Mais, si Vauvenargues a mis dans un jour plus vif quelques points obscurs ou négligés de l’âme humaine ; s’il a relevé des mobiles trop dépréciés, entre autres, l’amour de la gloire ; s’il a rendu aux passions la part qui leur revient dans le champ de l’activité humaine, sa morale aussi a ses endroits faibles et vulnérables. Sans parler de ses contradictions, qui sont nombreuses, ce dédain du sens commun ou de la raison générale, qu’il n’accepte même pas comme contrôle ; cette foi exclusive au sentiment individuel, cette indépendance absolue en toutes choses, cette impatience du frein, toutes ces hardiesses voisines de la témérité, je les comprends dans Vauvenargues, mais j’en ai peur.
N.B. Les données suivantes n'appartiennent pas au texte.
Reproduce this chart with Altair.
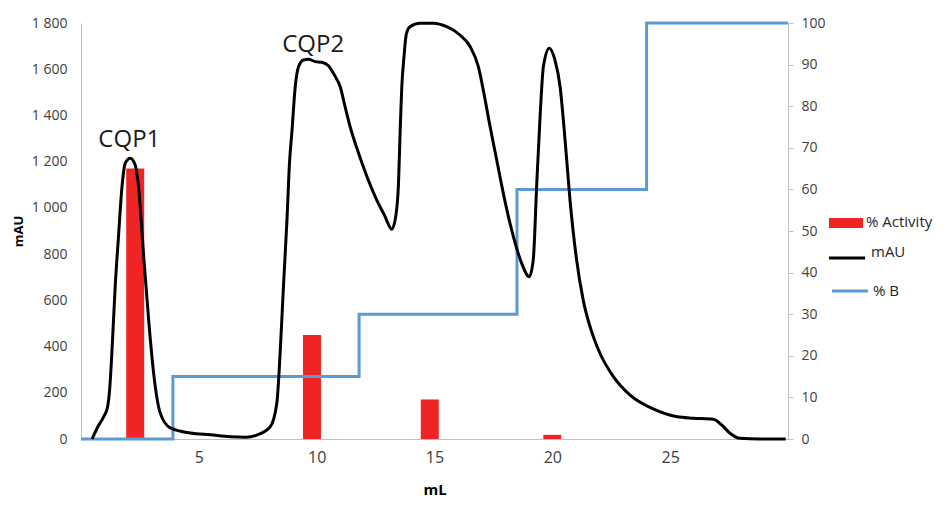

S’il ne se fie qu’à lui, c’est que, regardant au fond de lui-même, il n’y trouve que de nobles mouvements et d’avouables désirs, et que, regardant autour de lui, dans ce siècle déjà si troublé, il ne trouve rien où la conviction puise se prendre, et la conduite s’attacher. Il n’en reste pas moins que le moyen est dangereux, et qu’on a peine à en permettre l’usage, même à des esprits de son ordre et de sa trempe. Son but, d’ailleurs, se réduit a l’approbation humaine ; Vauvenargues ne compte qu’avec les hommes ; « ils sont, dit-il, l’unique fin de mes actions, et l’objet de toute ma vie. Il ne faut pas s’y méprendre, nous ne jouissons que des hommes ; le reste n’est rien[1]. » Aussi, l’immortalité, pour lui comme pour Vergniaud, semble n’être autre chose que le pro-

  1. Discours préliminaire à l’Introduction à la Connaissance de l’Esprit humain.